Your specific example of the object representing x = 5.0 being reused for the value of x += 3.0 is an implementation detail. Under the covers, CPython may, if it sees fit, reuse numerical objects, both integers and floats, to avoid the costly activity of constructing a whole new object. I stress however, this is an implementation detail; it's entirely possible certain cases will not display this behavior, and CPython could at any time change its number-handling logic to no longer behave this way. You should avoid writing any code that relies on this quirk.
The alternative, as eryksun points out, is simply that you stumbled on an object being garbage collected and replaced in the same location. From the user's perspective, there's no difference between the two cases, and this serves to stress that id() should not be used on "primitives".

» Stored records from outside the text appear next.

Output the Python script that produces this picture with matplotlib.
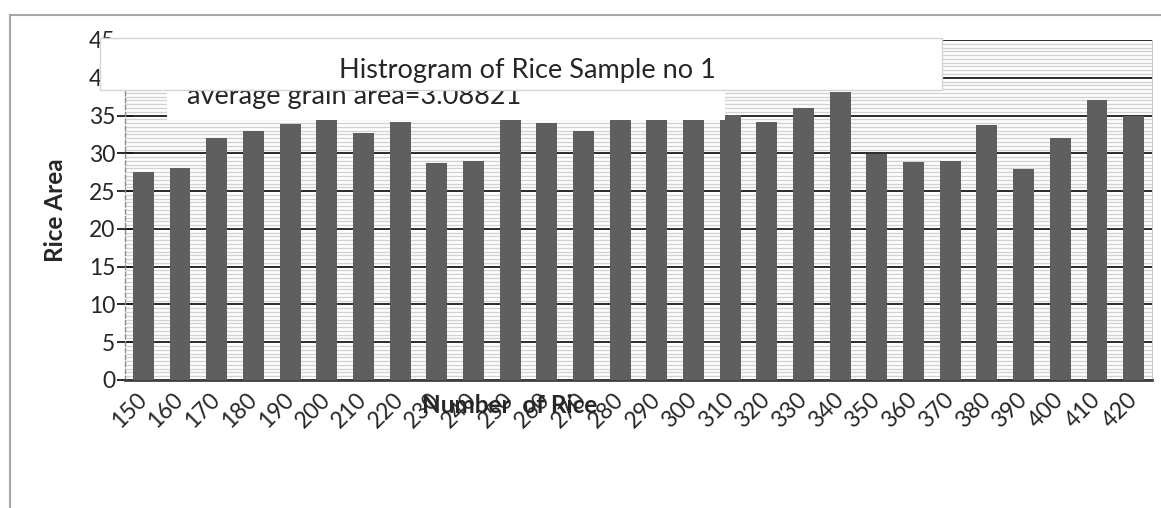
import numpy as np
import matplotlib.pyplot as plt
from matplotlib.patches import Rectangle
from matplotlib.lines import Line2D
from matplotlib.ticker import MultipleLocator

plt.rcParams['font.family'] = ['Lato', 'DejaVu Sans']

# rice grain counts and mean area per bin
grain_bins = ['150', '160', '170', '180', '190', '200', '210', '220', '230', '240',
              '250', '260', '270', '280', '290', '300', '310', '320', '330', '340',
              '350', '360', '370', '380', '390', '400', '410', '420']
rice_area = [27.5, 28.0, 32.0, 32.9, 33.9, 34.4, 32.7, 34.2, 28.7, 29.0,
             34.4, 34.0, 32.9, 34.4, 34.4, 34.4, 35.1, 34.1, 36.0, 38.1,
             29.9, 28.8, 29.0, 33.8, 27.9, 32.0, 37.0, 34.9]
y_ticks = [0, 5, 10, 15, 20, 25, 30, 35, 40, 45]

W, H = 1161, 508
fig = plt.figure(figsize=(W / 100, H / 100), dpi=100)
ax = fig.add_axes([125 / W, 1 - 380 / H, (1152 - 125) / W, (380 - 40) / H])

x = np.arange(len(grain_bins))
ax.bar(x, rice_area, width=0.57, color='#5f5f5f', zorder=3)

ax.set_xlim(-0.5, len(grain_bins) - 0.5)
ax.set_ylim(0, 45)
ax.set_yticks(y_ticks)
ax.yaxis.set_minor_locator(MultipleLocator(0.5))
ax.grid(axis='y', which='minor', color='#d2d2d2', lw=1.0, zorder=0)
ax.grid(axis='y', which='major', color='#1a1a1a', lw=1.3, zorder=1)
ax.set_axisbelow(True)

ax.set_xticks(x)
ax.set_xticklabels(grain_bins, rotation=45, ha='right', va='center',
                   rotation_mode='anchor', fontsize=16.5, color='#262626')
ax.tick_params(axis='x', length=0, pad=12)
ax.tick_params(axis='y', which='major', direction='inout', length=12,
               width=1.3, color='#1a1a1a', labelsize=16.5, labelcolor='#262626',
               pad=1)
ax.tick_params(axis='y', which='minor', length=0)

ax.spines['top'].set_visible(False)
ax.spines['right'].set_color('#c8c8c8')
ax.spines['left'].set_color('#8c8c8c')
ax.spines['left'].set_linestyle((0, (3, 2)))
ax.spines['left'].set_linewidth(1)
ax.spines['bottom'].set_color('#404040')
ax.spines['bottom'].set_linewidth(2)

ax.set_ylabel('Rice Area', fontsize=17.5, fontweight='bold', va='center',
              color='#262626')
ax.yaxis.set_label_coords(-0.068, 0.5)
ax.set_xlabel('Number  of Rice', fontsize=17.5, fontweight='bold', va='center',
              color='#262626')
ax.xaxis.set_label_coords(0.375, -0.076)

# boxes for the chart title and the average note
fig.add_artist(Rectangle((167 / W, 1 - 120 / H), 558 / W, 30 / H,
                         transform=fig.transFigure, facecolor='white',
                         edgecolor='none', zorder=5))
fig.text(187 / W, 1 - 104 / H, 'average grain area=3.08821', fontsize=19.5,
         color='#262626', va='baseline', ha='left', zorder=6)
fig.add_artist(Rectangle((100 / W, 1 - 90 / H), 842 / W, 52 / H,
                         transform=fig.transFigure, facecolor='white',
                         edgecolor='#d4d4d4', lw=1, zorder=7))
fig.text(527 / W, 1 - 78 / H, 'Histrogram of Rice Sample no 1', fontsize=19.5,
         color='#262626', va='baseline', ha='center', zorder=8)

# page frame
fig.add_artist(Line2D([10 / W, 1], [1 - 15 / H, 1 - 15 / H],
                      transform=fig.transFigure, color='#a6a6a6', lw=1.5))
fig.add_artist(Line2D([10 / W, 10 / W], [0, 1 - 15 / H],
                      transform=fig.transFigure, color='#a6a6a6', lw=1.5))

fig.savefig('out.png', dpi=100)
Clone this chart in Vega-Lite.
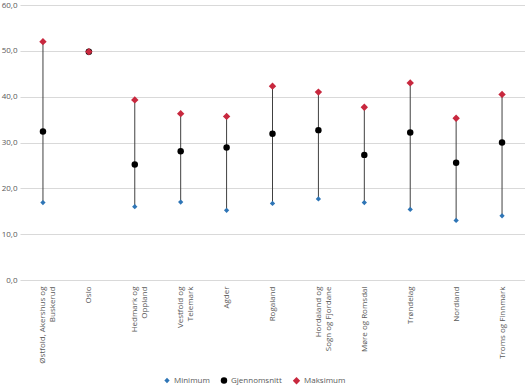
{
  "$schema": "https://vega.github.io/schema/vega-lite/v6.json",
  "width": 505,
  "height": 275,
  "autosize": {"type": "none"},
  "padding": {"left": 20, "top": 5, "right": 0, "bottom": 107},
  "background": "white",
  "config": {
    "view": {"stroke": null},
    "font": "Open Sans",
    "axis": {"labelFont": "Open Sans", "labelFontSize": 8, "labelColor": "#595959", "ticks": false, "domain": false},
    "legend": {"labelFont": "Open Sans", "labelFontSize": 8, "labelColor": "#595959"}
  },
  "data": {
    "values": [
      {"region": "Østfold, Akershus og Buskerud", "Minimum": 16.9, "Gjennomsnitt": 32.4, "Maksimum": 52.0},
      {"region": "Oslo", "Minimum": 49.8, "Gjennomsnitt": 49.8, "Maksimum": 49.8},
      {"region": "Hedmark og Oppland", "Minimum": 16.0, "Gjennomsnitt": 25.2, "Maksimum": 39.3},
      {"region": "Vestfold og Telemark", "Minimum": 17.0, "Gjennomsnitt": 28.1, "Maksimum": 36.3},
      {"region": "Agder", "Minimum": 15.2, "Gjennomsnitt": 28.9, "Maksimum": 35.7},
      {"region": "Rogaland", "Minimum": 16.7, "Gjennomsnitt": 31.9, "Maksimum": 42.3},
      {"region": "Hordaland og Sogn og Fjordane", "Minimum": 17.7, "Gjennomsnitt": 32.7, "Maksimum": 41.0},
      {"region": "Møre og Romsdal", "Minimum": 16.9, "Gjennomsnitt": 27.3, "Maksimum": 37.7},
      {"region": "Trøndelag", "Minimum": 15.4, "Gjennomsnitt": 32.2, "Maksimum": 43.0},
      {"region": "Nordland", "Minimum": 13.0, "Gjennomsnitt": 25.6, "Maksimum": 35.3},
      {"region": "Troms og Finnmark", "Minimum": 14.0, "Gjennomsnitt": 30.0, "Maksimum": 40.5}
    ]
  },
  "encoding": {
    "x": {
      "field": "region",
      "type": "nominal",
      "sort": null,
      "scale": {"type": "point", "padding": 0.5},
      "axis": {
        "title": null,
        "labelAngle": -90,
        "labelPadding": 6,
        "labelLimit": 0,
        "labelLineHeight": 10,
        "labelExpr": "datum.value == 'Østfold, Akershus og Buskerud' ? ['Østfold, Akershus og', 'Buskerud'] : datum.value == 'Hedmark og Oppland' ? ['Hedmark og', 'Oppland'] : datum.value == 'Vestfold og Telemark' ? ['Vestfold og', 'Telemark'] : datum.value == 'Hordaland og Sogn og Fjordane' ? ['Hordaland og', 'Sogn og Fjordane'] : datum.value"
      }
    }
  },
  "layer": [
    {
      "mark": {"type": "rule", "color": "#404040", "strokeWidth": 1},
      "encoding": {
        "y": {
          "field": "Minimum",
          "type": "quantitative",
          "scale": {"domain": [0, 60]},
          "axis": {
            "title": null,
            "values": [0, 10, 20, 30, 40, 50, 60],
            "grid": true,
            "gridColor": "#d9d9d9",
            "gridWidth": 1,
            "labelPadding": 3,
            "labelExpr": "replace(format(datum.value, '.1f'), '.', ',')"
          }
        },
        "y2": {"field": "Maksimum"}
      }
    },
    {
      "transform": [{"fold": ["Minimum", "Gjennomsnitt", "Maksimum"], "as": ["serie", "verdi"]}],
      "mark": {"type": "point", "filled": true, "opacity": 1},
      "encoding": {
        "y": {"field": "verdi", "type": "quantitative"},
        "color": {
          "field": "serie",
          "type": "nominal",
          "scale": {"domain": ["Minimum", "Gjennomsnitt", "Maksimum"], "range": ["#2E75B6", "#000000", "#C8283E"]},
          "legend": {
            "title": null,
            "orient": "none",
            "direction": "horizontal",
            "legendX": 143,
            "legendY": 371,
            "columnPadding": 10,
            "symbolOffset": 0,
            "labelOffset": 3
          }
        },
        "shape": {
          "field": "serie",
          "type": "nominal",
          "scale": {"domain": ["Minimum", "Gjennomsnitt", "Maksimum"], "range": ["diamond", "circle", "diamond"]}
        },
        "size": {
          "field": "serie",
          "type": "nominal",
          "scale": {"domain": ["Minimum", "Gjennomsnitt", "Maksimum"], "range": [28, 55, 24]}
        }
      }
    }
  ]
}
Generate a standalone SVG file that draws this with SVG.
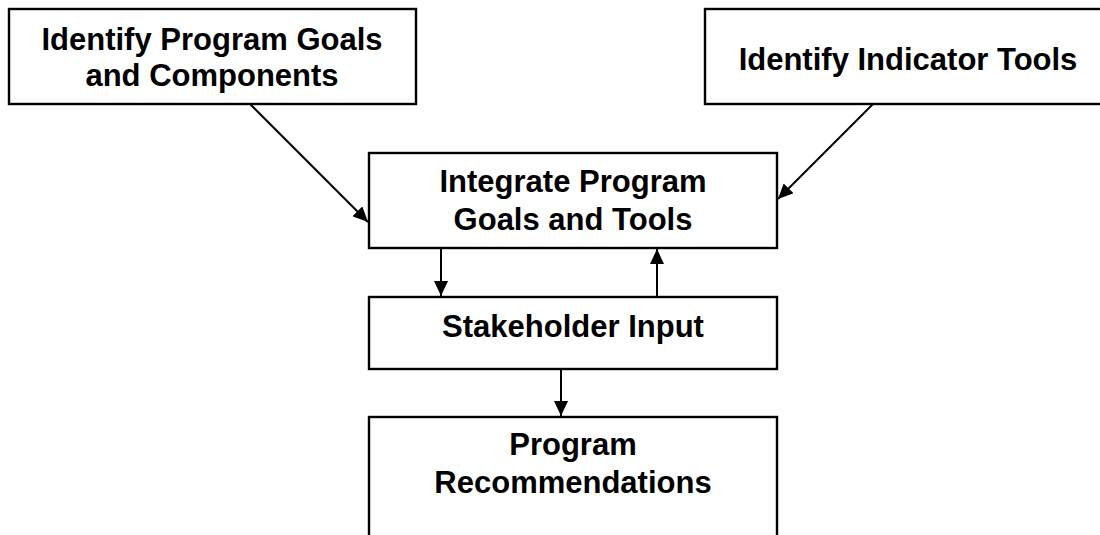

The Devil is in the details
PyObject* PyInt_FromLong(long ival)
Return value: New reference.
Create a new integer object with a value of ival.
The current implementation keeps an array of integer objects for all integers between -5 and 256, when you create an int in that range
you actually just get back a reference to the existing object. So it
should be possible to change the value of 1. I suspect the behaviour
of Python in this case is undefined. :-)
Note This is true only for CPython and may not apply for other Python Distribution.